11 Oct 2007 10:47 am

There's been some heady philosophical discussion over at Free Exchange over ... existence.

Yes, people generally prefer existing. But the possible people implicit in couples' germ cells are not actual people, and therefore do not have preferences. Conception and birth are preconditions for having preferences. I call this the "lucky souls fallacy". Imagine pre-actual persons gathered outside the gate of existence. Each soul holds a number in its tiny incorporeal hands, badly hoping to be called. An ethereal presence stands at the gate shouting numbers. Lucky souls get to go to the front of the line, through the gate, and straight into a real pulsing zygote.
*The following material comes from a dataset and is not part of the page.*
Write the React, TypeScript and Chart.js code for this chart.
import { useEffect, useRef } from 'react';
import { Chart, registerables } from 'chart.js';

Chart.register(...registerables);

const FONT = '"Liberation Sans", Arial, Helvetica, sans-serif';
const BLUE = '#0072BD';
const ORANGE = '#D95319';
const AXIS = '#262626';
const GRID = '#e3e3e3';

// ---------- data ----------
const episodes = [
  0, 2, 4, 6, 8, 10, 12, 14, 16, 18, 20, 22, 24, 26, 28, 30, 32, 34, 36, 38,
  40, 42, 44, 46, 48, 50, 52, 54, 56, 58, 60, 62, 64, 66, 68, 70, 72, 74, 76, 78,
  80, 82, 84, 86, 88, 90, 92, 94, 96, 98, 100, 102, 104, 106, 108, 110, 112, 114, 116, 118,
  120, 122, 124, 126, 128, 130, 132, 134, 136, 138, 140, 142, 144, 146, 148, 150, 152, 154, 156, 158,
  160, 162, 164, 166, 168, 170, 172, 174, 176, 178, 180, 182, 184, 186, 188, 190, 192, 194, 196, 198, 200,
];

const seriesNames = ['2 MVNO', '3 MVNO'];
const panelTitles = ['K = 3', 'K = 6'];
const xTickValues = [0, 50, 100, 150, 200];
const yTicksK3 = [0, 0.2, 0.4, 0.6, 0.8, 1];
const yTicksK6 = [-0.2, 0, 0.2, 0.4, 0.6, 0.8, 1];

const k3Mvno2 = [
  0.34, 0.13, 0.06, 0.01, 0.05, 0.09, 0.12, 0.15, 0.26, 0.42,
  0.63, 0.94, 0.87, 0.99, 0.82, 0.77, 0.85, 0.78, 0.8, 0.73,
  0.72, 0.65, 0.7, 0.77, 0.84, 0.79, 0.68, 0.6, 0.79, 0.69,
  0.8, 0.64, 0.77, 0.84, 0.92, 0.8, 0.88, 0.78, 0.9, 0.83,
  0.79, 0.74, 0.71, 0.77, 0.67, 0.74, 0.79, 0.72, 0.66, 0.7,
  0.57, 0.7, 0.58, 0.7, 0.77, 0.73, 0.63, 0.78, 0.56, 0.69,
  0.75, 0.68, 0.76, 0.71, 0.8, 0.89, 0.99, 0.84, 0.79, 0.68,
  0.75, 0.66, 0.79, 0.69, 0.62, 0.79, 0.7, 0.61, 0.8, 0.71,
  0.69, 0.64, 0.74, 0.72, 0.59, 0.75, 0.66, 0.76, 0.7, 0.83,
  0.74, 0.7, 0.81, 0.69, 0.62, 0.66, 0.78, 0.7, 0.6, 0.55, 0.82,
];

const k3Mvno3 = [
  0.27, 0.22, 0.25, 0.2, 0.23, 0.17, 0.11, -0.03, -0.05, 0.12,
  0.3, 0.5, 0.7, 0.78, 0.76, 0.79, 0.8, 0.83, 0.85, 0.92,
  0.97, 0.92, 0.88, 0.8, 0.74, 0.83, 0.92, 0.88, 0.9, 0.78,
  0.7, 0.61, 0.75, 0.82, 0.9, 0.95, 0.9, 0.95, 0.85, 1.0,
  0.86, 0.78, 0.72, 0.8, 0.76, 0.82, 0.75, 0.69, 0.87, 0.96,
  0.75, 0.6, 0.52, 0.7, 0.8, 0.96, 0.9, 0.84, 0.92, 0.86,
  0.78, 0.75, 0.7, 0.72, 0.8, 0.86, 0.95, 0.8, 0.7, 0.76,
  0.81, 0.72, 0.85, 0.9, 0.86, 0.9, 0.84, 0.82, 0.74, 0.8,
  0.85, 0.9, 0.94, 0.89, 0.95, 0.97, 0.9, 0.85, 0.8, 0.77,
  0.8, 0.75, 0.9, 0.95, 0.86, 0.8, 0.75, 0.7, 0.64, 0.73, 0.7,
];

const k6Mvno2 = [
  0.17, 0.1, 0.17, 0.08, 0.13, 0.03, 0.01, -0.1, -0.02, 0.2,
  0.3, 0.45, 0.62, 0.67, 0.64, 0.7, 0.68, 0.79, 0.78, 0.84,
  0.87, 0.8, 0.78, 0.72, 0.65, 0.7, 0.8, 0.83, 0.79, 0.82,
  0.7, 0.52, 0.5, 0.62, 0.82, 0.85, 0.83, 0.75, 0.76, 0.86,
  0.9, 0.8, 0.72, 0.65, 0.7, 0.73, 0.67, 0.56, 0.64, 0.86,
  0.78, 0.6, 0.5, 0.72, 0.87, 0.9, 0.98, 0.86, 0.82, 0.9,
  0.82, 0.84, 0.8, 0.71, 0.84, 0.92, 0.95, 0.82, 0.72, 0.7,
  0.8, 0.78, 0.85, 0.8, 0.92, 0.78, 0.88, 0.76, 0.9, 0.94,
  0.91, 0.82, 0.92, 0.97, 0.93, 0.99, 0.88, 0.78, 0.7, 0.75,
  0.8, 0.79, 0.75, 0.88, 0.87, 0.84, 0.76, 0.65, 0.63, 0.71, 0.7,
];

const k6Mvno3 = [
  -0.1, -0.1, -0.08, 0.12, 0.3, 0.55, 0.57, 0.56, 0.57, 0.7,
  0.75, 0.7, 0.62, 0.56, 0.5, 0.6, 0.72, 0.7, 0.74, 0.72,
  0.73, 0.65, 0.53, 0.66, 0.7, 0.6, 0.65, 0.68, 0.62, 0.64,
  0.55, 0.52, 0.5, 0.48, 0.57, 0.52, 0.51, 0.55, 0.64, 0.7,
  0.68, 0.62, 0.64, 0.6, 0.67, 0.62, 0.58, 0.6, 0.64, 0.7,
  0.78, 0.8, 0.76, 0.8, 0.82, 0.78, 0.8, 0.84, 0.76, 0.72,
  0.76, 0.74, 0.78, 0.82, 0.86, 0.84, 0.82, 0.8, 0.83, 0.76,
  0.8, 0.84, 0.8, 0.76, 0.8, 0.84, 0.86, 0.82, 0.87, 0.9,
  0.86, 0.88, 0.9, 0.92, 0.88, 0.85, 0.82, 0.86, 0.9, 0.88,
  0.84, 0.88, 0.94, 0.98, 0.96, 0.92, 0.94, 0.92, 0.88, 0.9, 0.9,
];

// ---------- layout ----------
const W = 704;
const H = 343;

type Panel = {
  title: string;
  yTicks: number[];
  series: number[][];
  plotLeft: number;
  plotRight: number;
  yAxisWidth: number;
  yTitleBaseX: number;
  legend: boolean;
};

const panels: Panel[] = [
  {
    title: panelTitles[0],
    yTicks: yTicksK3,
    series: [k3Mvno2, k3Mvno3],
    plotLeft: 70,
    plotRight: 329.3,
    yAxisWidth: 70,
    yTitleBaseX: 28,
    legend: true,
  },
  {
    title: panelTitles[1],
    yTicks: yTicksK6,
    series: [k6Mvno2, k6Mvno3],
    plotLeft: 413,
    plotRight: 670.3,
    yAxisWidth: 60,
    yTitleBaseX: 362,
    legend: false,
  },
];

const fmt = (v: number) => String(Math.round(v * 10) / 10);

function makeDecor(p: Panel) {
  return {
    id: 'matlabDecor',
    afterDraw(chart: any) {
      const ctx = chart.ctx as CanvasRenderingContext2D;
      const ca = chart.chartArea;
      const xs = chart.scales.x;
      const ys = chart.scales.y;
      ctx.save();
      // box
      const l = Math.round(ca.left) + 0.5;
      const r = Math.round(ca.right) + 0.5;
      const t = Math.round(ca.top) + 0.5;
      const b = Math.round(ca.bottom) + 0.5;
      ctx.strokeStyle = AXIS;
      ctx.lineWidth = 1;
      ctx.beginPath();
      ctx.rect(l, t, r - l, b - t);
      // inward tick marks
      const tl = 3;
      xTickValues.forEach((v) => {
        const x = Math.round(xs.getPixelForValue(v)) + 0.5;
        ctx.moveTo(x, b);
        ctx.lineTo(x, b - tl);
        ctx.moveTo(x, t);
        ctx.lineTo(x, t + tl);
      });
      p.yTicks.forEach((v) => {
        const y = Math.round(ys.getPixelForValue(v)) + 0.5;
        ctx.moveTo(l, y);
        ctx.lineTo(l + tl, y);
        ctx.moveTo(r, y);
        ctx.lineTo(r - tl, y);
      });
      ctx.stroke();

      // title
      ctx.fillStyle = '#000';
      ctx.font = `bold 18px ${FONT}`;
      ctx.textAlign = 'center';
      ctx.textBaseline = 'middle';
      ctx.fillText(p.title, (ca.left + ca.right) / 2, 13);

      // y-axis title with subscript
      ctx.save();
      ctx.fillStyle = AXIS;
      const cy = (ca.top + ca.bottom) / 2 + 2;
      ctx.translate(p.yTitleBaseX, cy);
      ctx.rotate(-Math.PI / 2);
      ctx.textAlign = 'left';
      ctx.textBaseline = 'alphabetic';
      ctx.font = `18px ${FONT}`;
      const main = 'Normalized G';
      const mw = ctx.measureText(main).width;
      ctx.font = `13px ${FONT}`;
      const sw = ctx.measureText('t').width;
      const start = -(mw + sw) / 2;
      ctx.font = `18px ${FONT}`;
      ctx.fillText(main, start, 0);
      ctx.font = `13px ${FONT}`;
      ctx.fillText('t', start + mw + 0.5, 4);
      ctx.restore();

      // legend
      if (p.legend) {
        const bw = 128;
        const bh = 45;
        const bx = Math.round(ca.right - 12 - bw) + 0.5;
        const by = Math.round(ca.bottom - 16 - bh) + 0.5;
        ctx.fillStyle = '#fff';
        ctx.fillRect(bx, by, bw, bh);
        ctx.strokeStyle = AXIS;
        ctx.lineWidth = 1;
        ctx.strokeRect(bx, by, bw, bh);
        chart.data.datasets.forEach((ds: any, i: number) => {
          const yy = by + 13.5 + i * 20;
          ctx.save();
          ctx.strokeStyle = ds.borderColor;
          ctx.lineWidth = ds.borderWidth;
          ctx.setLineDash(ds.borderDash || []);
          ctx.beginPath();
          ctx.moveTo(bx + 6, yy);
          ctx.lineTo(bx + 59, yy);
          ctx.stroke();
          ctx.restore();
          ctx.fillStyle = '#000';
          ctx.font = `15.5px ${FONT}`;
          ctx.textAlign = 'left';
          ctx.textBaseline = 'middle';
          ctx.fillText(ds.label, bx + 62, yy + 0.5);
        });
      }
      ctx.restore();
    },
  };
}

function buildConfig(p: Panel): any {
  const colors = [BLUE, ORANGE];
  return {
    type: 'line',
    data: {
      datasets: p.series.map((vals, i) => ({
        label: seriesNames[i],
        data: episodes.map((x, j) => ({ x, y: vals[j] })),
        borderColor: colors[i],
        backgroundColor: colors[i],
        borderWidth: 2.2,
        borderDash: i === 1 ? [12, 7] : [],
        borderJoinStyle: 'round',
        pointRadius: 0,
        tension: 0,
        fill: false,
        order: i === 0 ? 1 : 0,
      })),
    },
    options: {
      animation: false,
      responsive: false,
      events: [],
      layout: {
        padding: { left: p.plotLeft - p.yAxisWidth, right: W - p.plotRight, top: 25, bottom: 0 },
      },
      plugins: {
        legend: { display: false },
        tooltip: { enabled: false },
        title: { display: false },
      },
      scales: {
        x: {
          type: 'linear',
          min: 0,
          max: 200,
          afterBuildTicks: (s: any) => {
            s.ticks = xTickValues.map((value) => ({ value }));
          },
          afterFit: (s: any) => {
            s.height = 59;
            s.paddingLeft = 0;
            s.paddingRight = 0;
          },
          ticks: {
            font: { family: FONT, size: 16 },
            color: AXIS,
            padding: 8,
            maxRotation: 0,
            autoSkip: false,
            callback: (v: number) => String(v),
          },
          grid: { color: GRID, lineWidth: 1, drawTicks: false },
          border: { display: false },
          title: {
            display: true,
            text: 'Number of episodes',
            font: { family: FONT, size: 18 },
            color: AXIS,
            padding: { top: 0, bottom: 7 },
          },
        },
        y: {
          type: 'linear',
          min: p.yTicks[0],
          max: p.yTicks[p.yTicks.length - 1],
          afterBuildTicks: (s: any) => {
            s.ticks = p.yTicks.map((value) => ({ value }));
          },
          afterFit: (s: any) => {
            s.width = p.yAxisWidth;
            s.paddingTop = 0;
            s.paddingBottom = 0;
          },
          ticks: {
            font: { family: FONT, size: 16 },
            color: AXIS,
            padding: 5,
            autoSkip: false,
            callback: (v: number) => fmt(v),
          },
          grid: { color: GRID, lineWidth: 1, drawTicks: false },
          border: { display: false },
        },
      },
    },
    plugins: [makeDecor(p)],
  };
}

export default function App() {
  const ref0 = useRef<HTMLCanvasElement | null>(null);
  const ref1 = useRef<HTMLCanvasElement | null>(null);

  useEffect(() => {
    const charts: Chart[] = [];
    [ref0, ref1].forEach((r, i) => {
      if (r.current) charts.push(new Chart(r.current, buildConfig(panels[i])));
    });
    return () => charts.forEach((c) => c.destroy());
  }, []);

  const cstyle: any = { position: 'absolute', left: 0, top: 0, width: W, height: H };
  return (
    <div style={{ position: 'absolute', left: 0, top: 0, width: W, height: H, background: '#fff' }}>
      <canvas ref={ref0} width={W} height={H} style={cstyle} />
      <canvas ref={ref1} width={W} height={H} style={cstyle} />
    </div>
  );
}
Only thus does the "decision to have kids" create a "massive benefit" to the kid. Lucky soul! But Mr Mankiw is right. What childbirth does is create a life -- a new nexus of benefits and harms, a new container of utility (to be reductively economistic about it). But by itself reproduction confers no benefit on the child produced, since there was no prior hollow soul longing to be filled by the breath of being.

And thank goodness this is true: if it weren't, we'd face the "repugnant conclusion."
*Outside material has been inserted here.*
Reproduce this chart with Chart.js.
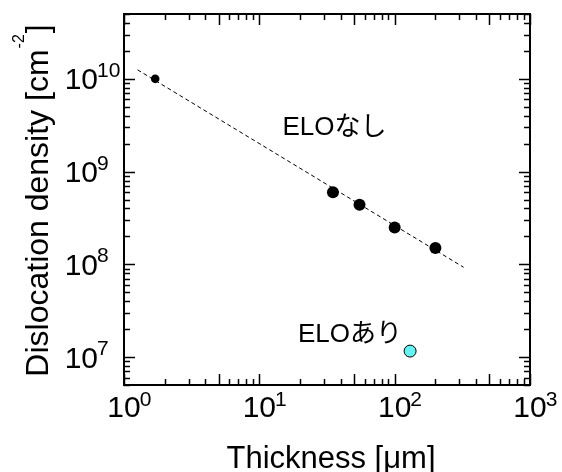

“For any possible population of at least ten billion people, all with a very high quality of life, there must be some much larger imaginable population whose existence, if other things are equal, would be better even though its members have lives that are barely worth living.”
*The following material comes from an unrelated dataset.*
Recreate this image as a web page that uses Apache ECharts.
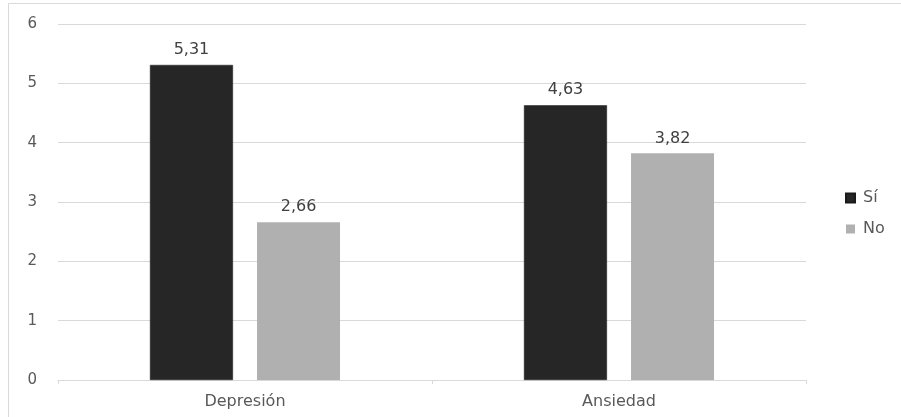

That said, I do take the position Glaeser does not, that under certain circumstances bringing a child into the world does represent an external benefit to society as a whole. This, of course, is by no means self-evidently clear: I can also see a plausible case for voluntary human extinction, particularly after having recently spent several hours in the company of some very boring and self-regarding people.

The website for Alan Weisman's excellent The World Without Us begins with a flash animation sequence. As it fired up, I saw the silhouette of a man who, I assume, had just finished the book. I then imagined that said silhouette, now full of despair over a world gone terribly wrong, would then stand on top of a chair and hang himself. That, alas, didn't happen.

Comments (2)

Talk of "germ cells" seems misleading, as there's an asymmetry there. There is a relatively small number of wombs and eggs compared to the number of sperm--orders of magnitude smaller. Monty Python got this completely wrong--Every Egg is Sacred--the sperm are expendable.

We could then ask about the preferences of the egg--would you rather receive a sperm and become a new being and be raised to an adult, or would you rather be discarded by the typical natural process? The repugnant conclusion is restored.

Also, if the repugnant conclusion argument is that maximizing utility for generations unborn requires us to maximize the size of said generations, then "hollow souls awaiting existence" seem to be on both sides of the scale.

Re: "But by itself reproduction confers no benefit on the child produced, since there was no prior hollow soul longing to be filled by the breath of being."

This doesn't make sense to me. The benefit of a life doesn't depend on the prior longing of a soul to have a life. That is equivalent to saying that the harm of ending someone's life only depends on that person being aware that it is about to be ended. According to this logic, executing someone while they are asleep is perfectly ok.

We should just face up to the fact that assigning value to lives because they are already in existence is not logically grounded, except insofar as it appeals to our selfish motives to preserve ourselves or our loved ones whom we already have attachments to.